Monday, November 26, 2007

Marriage


I have heard many priests say how they loved "preforming" marriages. I have always been puzzled by such a statement. Wouldn't you think that they would be sad because they see something they will never have. I don't know about anyone else, but when I would go to weddings I have always gotten excited that one day I hope that is me or I think I can't wait to get married. There has always been something about going to them that makes me wish time would go just a bit faster and then I can get married. However, this train of thought ended Sunday.

I was serving at Mass, so I was up on the altar. A couple from the parish was going to get their wedding vows renewed because it was their 50th anniversary. So, at the end of Mass they came up in front of the altar where Father stood and another altar server. As the rite began I could not help but shed a tear (which probably looked odd since I was sitting facing everyone else in the congregation). I was so moved by the love that this couple shared between each other. For the first time I was not thinking, "wow! I can't wait to get married," but rather, "wow! I want to help people like that."

I think it all goes back to the amazement by me that priests are able to help people in not only earthly temporary ways but spiritual and eternal ways. To be able to bond two people together in a unique relationship with Christ as the center absolutely amazes me! Also, to be able to see the love two people share it just a reminder of the love Christ has for us, because His love is so much more.

Friday, November 9, 2007

Loving One Another


This past week has been one filled with inner hurt. I have always saw the fact that I am not as well liked as most people and I geuss that is okay. But, I have always just asked God, "why?"

These past few weeks things have been said indirectly to me and/or written on my door that really didn't mean a lot at first...but when you keep getting the same message it gets old and even though it is not terribly bad it does hurt that people don't like me.

A lot of times I feel so different from everybody else. It feels I am secluded from the rest of the school. It feels like I am stuck in a place that I can't get out of. What makes me so different that the majority of people don't care much for me? I am sure they don't hate me, but they just don't care much about me.

One thing I think about when I feel hurt by others, specifically when I am made fun of or feel left out of things, is Mary. I wonder if Mary ever felt left out? I wonder if she ever felt different from everyone else, like an alien in a place she can't get out of. I wonder if she ever shed tears of sadness because she heard someone say something bad about her....

I think so...I believe Mary did feel that way. I am sure people talked when she was pregnate with Jesus and not married to Joseph. I bet people said some mean stuff and I can look at her and I am stunned because how could anyone make fun of her? So, once again I am directed to Mary as an example to live by. I am once again relying on her intercessions. It is funny how I always end up here!

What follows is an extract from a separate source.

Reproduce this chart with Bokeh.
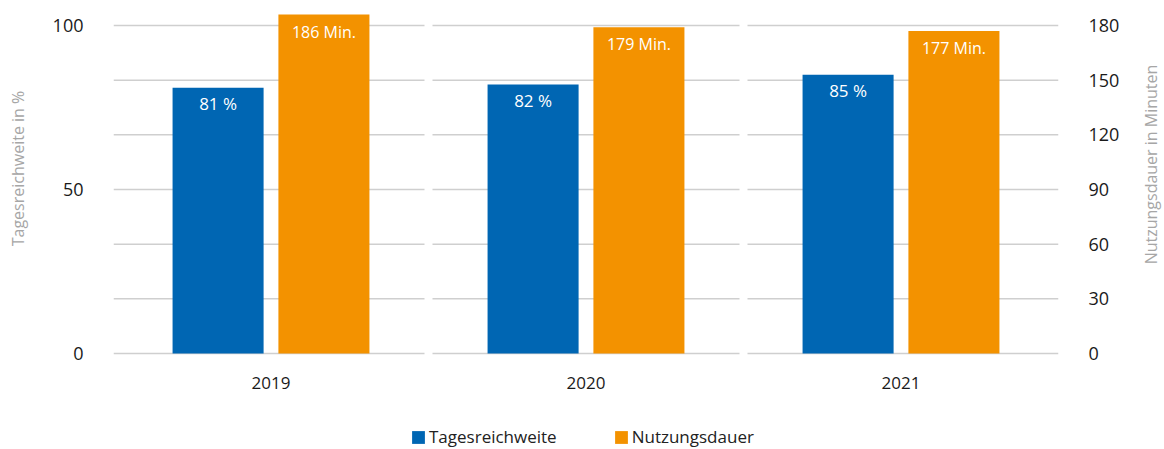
import math
from bokeh.plotting import figure
from bokeh.layouts import column, row
from bokeh.models import (Range1d, LinearAxis, FixedTicker, ColumnDataSource,
                          Legend, LegendItem, FactorRange)
from bokeh.transform import dodge
from bokeh.core.properties import value
from bokeh.embed import file_html
from bokeh.resources import INLINE

# ---- data ----
years = ["2019", "2020", "2021"]
reach = [81, 82, 85]            # Tagesreichweite in %
duration = [186, 179, 177]      # Nutzungsdauer in Minuten
left_ticks = [0, 50, 100]
right_ticks = [0, 30, 60, 90, 120, 150, 180]
left_title = "Tagesreichweite in %"
right_title = "Nutzungsdauer in Minuten"
series_names = ["Tagesreichweite", "Nutzungsdauer"]

FONT = "Open Sans"
BLUE = "#0066B3"
ORANGE = "#F39200"
GRID = "#cfcfcf"
TITLE_C = "#a6a6a6"

pct_lo, pct_hi = -0.915, 104.57
ratio = 1.8  # 100 % <-> 180 Min.

TOTAL_W = 1164
LW, RW = 32, 24
MW = TOTAL_W - LW - RW
MH, LH = 410, 39
BT, BB = 10, 54
FH = MH - BT - BB

p = figure(width=MW, height=MH,
           x_range=FactorRange(*years),
           y_range=Range1d(pct_lo, pct_hi),
           output_backend="svg", toolbar_location=None,
           min_border_left=81, min_border_right=82,
           min_border_top=BT, min_border_bottom=BB)
p.extra_y_ranges = {"min": Range1d(pct_lo * ratio, pct_hi * ratio)}
p.outline_line_color = None
p.xgrid.visible = False
p.ygrid.visible = False

# gridlines, broken at category boundaries
n = len(years)
g = 4 / 315
gx0, gx1, gy = [], [], []
for t in right_ticks:
    for i in range(n):
        gx0.append(i + (0 if i == 0 else g))
        gx1.append(i + 1 - (0 if i == n - 1 else g))
        gy.append(t)
p.segment(x0=gx0, y0=gy, x1=gx1, y1=gy, y_range_name="min",
          line_color=GRID, line_width=1.5)

src = ColumnDataSource(dict(
    year=years, reach=reach, duration=duration,
    reach_lbl=[f"{v} %" for v in reach],
    dur_lbl=[f"{v} Min." for v in duration],
))

off_b, off_o, w = -0.168, 0.168, 0.289
b1 = p.vbar(x=dodge("year", off_b, range=p.x_range), top="reach", width=w,
            source=src, fill_color=BLUE, line_color=None)
b2 = p.vbar(x=dodge("year", off_o, range=p.x_range), top="duration", width=w,
            source=src, fill_color=ORANGE, line_color=None, y_range_name="min")

p.text(x=dodge("year", off_b, range=p.x_range), y="reach", text="reach_lbl",
       source=src, text_align="center", text_baseline="middle", y_offset=16,
       text_color="white", text_font=value(FONT), text_font_size="17px")
p.text(x=dodge("year", off_o, range=p.x_range), y="duration", text="dur_lbl",
       source=src, text_align="center", text_baseline="middle", y_offset=17,
       text_color="white", text_font=value(FONT), text_font_size="16px",
       y_range_name="min")

def style_axis(ax, size):
    ax.axis_line_color = None
    ax.major_tick_line_color = None
    ax.minor_tick_line_color = None
    ax.major_label_text_font = FONT
    ax.major_label_text_font_size = size
    ax.major_label_text_color = "#1a1a1a"

yl = p.yaxis[0]
yl.ticker = FixedTicker(ticks=left_ticks)
style_axis(yl, "18px")
yl.major_label_standoff = 24

yr = LinearAxis(y_range_name="min", ticker=FixedTicker(ticks=right_ticks))
style_axis(yr, "18px")
yr.major_label_standoff = 24
p.add_layout(yr, "right")

xa = p.xaxis[0]
style_axis(xa, "17px")
xa.major_label_standoff = 14

# ---- side strips holding the rotated axis titles ----
def strip(width, title, x, y):
    s = figure(width=width, height=MH, x_range=Range1d(0, width),
               y_range=Range1d(0, FH), output_backend="svg",
               toolbar_location=None, x_axis_location=None,
               y_axis_location=None, min_border_left=0, min_border_right=0,
               min_border_top=BT, min_border_bottom=BB)
    s.outline_line_color = None
    s.xgrid.visible = False
    s.ygrid.visible = False
    s.text(x=[x], y=[y], text=[title], angle=math.pi / 2,
           text_align="center", text_baseline="middle",
           text_color=TITLE_C, text_font=value(FONT), text_font_size="16px")
    return s

ls = strip(LW, left_title, 17, 188)
rs = strip(RW, right_title, 10, 192)

# ---- legend strip ----
lf = figure(width=TOTAL_W, height=LH, x_range=Range1d(0, TOTAL_W),
            y_range=Range1d(0, LH), output_backend="svg",
            toolbar_location=None, x_axis_location=None,
            y_axis_location=None, min_border=0)
lf.outline_line_color = None
lf.xgrid.visible = False
lf.ygrid.visible = False
# zero-size placeholders that only supply the legend swatches
r1 = lf.vbar(x=[0], top=[0], width=0, fill_color=BLUE, line_color=None)
r2 = lf.vbar(x=[0], top=[0], width=0, fill_color=ORANGE, line_color=None)
legend = Legend(items=[LegendItem(label=series_names[0], renderers=[r1]),
                       LegendItem(label=series_names[1], renderers=[r2])],
                orientation="horizontal", location=(410, 1),
                glyph_width=16, glyph_height=16, label_standoff=3,
                label_height=16, spacing=56, padding=0, margin=0,
                background_fill_alpha=0, border_line_color=None,
                label_text_font=FONT, label_text_font_size="17px",
                label_text_color="#222222")
lf.add_layout(legend)

layout = column(row(ls, p, rs), lf)
open("out.html", "w").write(file_html(layout, INLINE))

Jesus Himself was by far more persecuted than me! But, yet He still loved them! The biggest lesson I learned this week is loving your enemies and how hard it really is! Wednesday's reading from Romans blew me away! It was defiantly something I needed to hear. I have always (and probably will continue to) struggled with the fact that priests have to be loving guys, right?! And they also have to be liked by some people right?! (not all people of course) I don't feel I am a very loving guy sometimes, nor someone who is liked. I am not sure what to make of that yet. Since I am not very liked, should that be a sign that I am not called to the priesthood? Or is it a good thing, because Jesus was persecuted and not liked very much either...I dunno...all I know is...

"Brothers and sisters:
Owe nothing to anyone, except to love one another;
for the one who loves another has fulfilled the law.
The commandments, You shall not commit adultery;
you shall not kill;
you shall not steal;
you shall not covet,
and whatever other commandment there may be,
are summed up in this saying, namely,
You shall love your neighbor as yourself.
Love does no evil to the neighbor;
hence, love is the fulfillment of the law."
-Romans 13: 8-10

Also, after having posted my note on facebook and getting feedback from several people I do have to say, I realize I am not the only on having feelings of not being loved and just not fitting in. It breaks my heart to think it is not just me, because I wished it was just me for everyone else's sack. This is another reason why becoming a priest is appealing...being able to help others. I want people to know that they really are loved, by God, the Church, Mary and all the saints, and by me. Reading peoples feedback to me broke my heart because I really wish people didn't feel that way...but then again I geuss it is part of growing...obviously it has been and is a growing experience for me. St. Anthony Mary Claret explains it best below. I suppose we can continue to look to Mary as an example and for her intercession. Holy Mary, pray thee come hither!

"A priest who is filled with the fire of the love of God will
wound vices, kill sins, convert sinners, and work wonders."